Ele é uma distro para appliances all-in-one baseada no Ubuntu. Com ela é possível configurar no mesmo servidor: um firewall com detecção de intrusão, um diretório (similar ao AD), um print server, um fileserver, um PABX (Asterisk), um firewall, groupware (plataforma ce colaboração on-line, backup, gerenciamento de domínios, publicação de intranets e muito mais. E o melhor: ele é totalmente flexível e expansível. Você só instala aquilo que vai usar, administra tudo via browser e pode, também, integrá-lo a uma floresta de servidores de diretório (AD) pré-existente.

Conclusão

Os puristas podem torcer o nariz para estas soluções prontas e preferirem configurar tudo sozinhos.
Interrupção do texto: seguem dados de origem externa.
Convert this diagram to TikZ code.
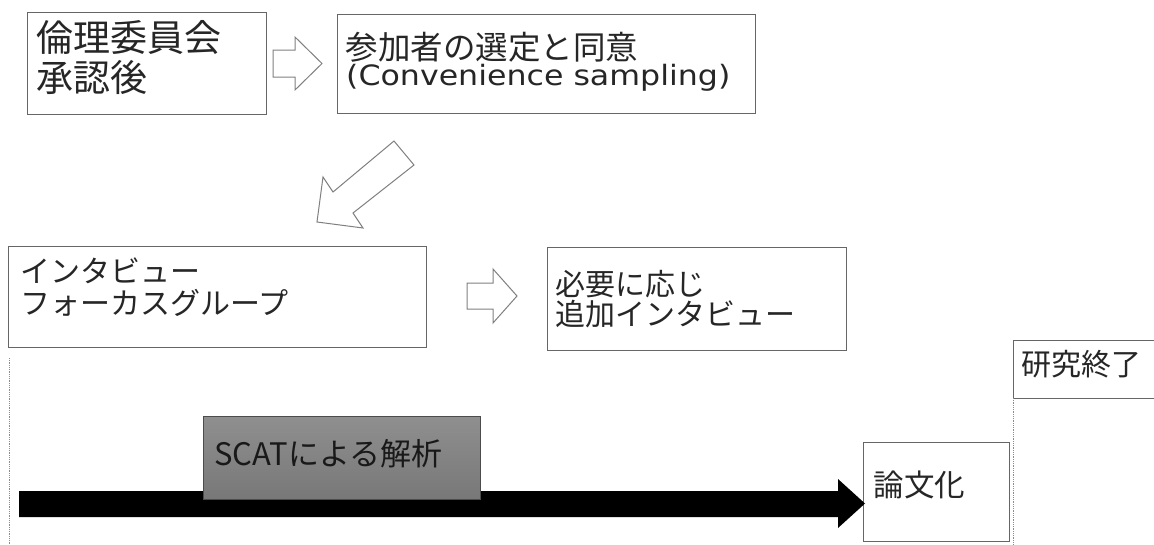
\documentclass[tikz,border=0pt]{standalone}
\usepackage{fontspec}
\setmainfont{Noto Sans CJK JP}
\newfontfamily\latinf[FakeStretch=1.13]{DejaVu Sans}
\begin{document}
\begin{tikzpicture}[x=1pt,y={(0pt,-1pt)},
  box/.style={draw=black!60, line width=1.2pt, fill=none, inner sep=0pt, anchor=north west},
  txt/.style={inner sep=0pt, anchor=base west, text=black!85},
  hollow/.style={draw=black!50, line width=1pt, line join=miter, fill=white},
  guide/.style={draw=black!45, line width=0.8pt, densely dotted}]
\clip (0,0) rectangle (1154,544);
\fill[white] (0,0) rectangle (1154,544);

% top row
\node[box, minimum width=239pt, minimum height=102pt] (b1) at (27,12) {};
\node[txt, font=\fontsize{37}{40}\selectfont] (b1a) at (36,51.5) {倫理委員会};
\node[txt, font=\fontsize{37}{40}\selectfont] (b1b) at (36,91.5) {承認後};

\node[box, minimum width=418pt, minimum height=99pt] (b2) at (337,13.5) {};
\node[txt, font=\fontsize{32.5}{34}\selectfont] (b2a) at (345.5,59) {参加者の選定と同意};
\node[txt, font=\latinf\fontsize{28}{30}\selectfont] (b2b) at (346,85) {(Convenience sampling)};

\draw[hollow] (273,50) -- (295,50) -- (295,37) -- (322,63.5) -- (295,90) -- (295,77) -- (273,77) -- cycle;

% diagonal arrow
\draw[hollow] (394,141) -- (414,165) -- (353,213) -- (363,228) -- (317,222) -- (323,177) -- (333,192) -- cycle;

% middle row
\node[box, minimum width=418pt, minimum height=101pt] (b3) at (8,246) {};
\node[txt, font=\fontsize{30}{32}\selectfont] (b3a) at (20.5,282) {インタビュー};
\node[txt, font=\fontsize{30}{32}\selectfont] (b3b) at (20.5,314) {フォーカスグループ};

\node[box, minimum width=299pt, minimum height=103pt] (b4) at (547,247) {};
\node[txt, font=\fontsize{30}{32}\selectfont] (b4a) at (555.5,295.5) {必要に応じ};
\node[txt, font=\fontsize{30}{32}\selectfont] (b4b) at (555.5,325.5) {追加インタビュー};

\draw[hollow] (467,283) -- (493,283) -- (493,269) -- (517,296) -- (493,323) -- (493,309) -- (467,309) -- cycle;

% guides
\coordinate (g1a) at (9,358);
\coordinate (g1b) at (9,544);
\draw[guide] (g1a) -- (g1b);

% end box
\node[box, minimum width=200pt, minimum height=58pt] (b6) at (1012.5,340) {};
\node[txt, font=\fontsize{30}{32}\selectfont] (b6a) at (1021.5,375) {研究終了};
\coordinate (g2a) at (1013,398);
\coordinate (g2b) at (1013,544);
\draw[guide] (g2a) -- (g2b);

% paper box
\node[box, minimum width=146pt, minimum height=99pt] (b5) at (863,442) {};
\node[txt, font=\fontsize{30.5}{32}\selectfont] (b5a) at (873.5,496.5) {論文化};

% black timeline arrow
\coordinate (tip) at (865,503.5);
\fill[black] (19,491) -- (838,491) -- (838,479) -- (tip) -- (838,528) -- (838,517) -- (19,517) -- cycle;

% SCAT box
\node[box, draw=black!70, line width=1pt, minimum width=277pt, minimum height=83pt,
      top color=black!44, bottom color=black!53] (b7) at (203,416) {};
\node[txt, font=\fontsize{31}{33}\selectfont, text=black!90] (b7a) at (214,465) {SCATによる解析};
\end{tikzpicture}
\end{document}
Não tenho nada contra essa prática, mas isso gera custo, devido ao tempo gasto na configuração e manutenção (o famoso dilema “make or buy”), além de deixar o usuário “escravo” de alguns profissionais que instalam coisas que “só eles conhecem”. Penso que, eticamente, o que importa é a transparência para com o usuário, o custo (e isso envolve tempo gasto na configuração) e eficiência, que se revertem em satisfação do cliente – e indicações.

Open-source funciona e há cases de empresas grandes usando as soluções descritas aqui – basta olhar os sites dos desenvolvedores para ver que é possível usar muito bem essas soluções. Eu uso no meu dia-a-dia e recomendo-as conforme as necessidades dos meus clientes.

Já está na hora de “sair da caixa”, dar uma espiada em volta e conhecer coisa nova, porque aquelas soluções que já conhecemos bem – e custam caro – podem não oferecer aquilo que open-source já oferece hoje. Experimentar open-source é bom, é de graça e traz conhecimento!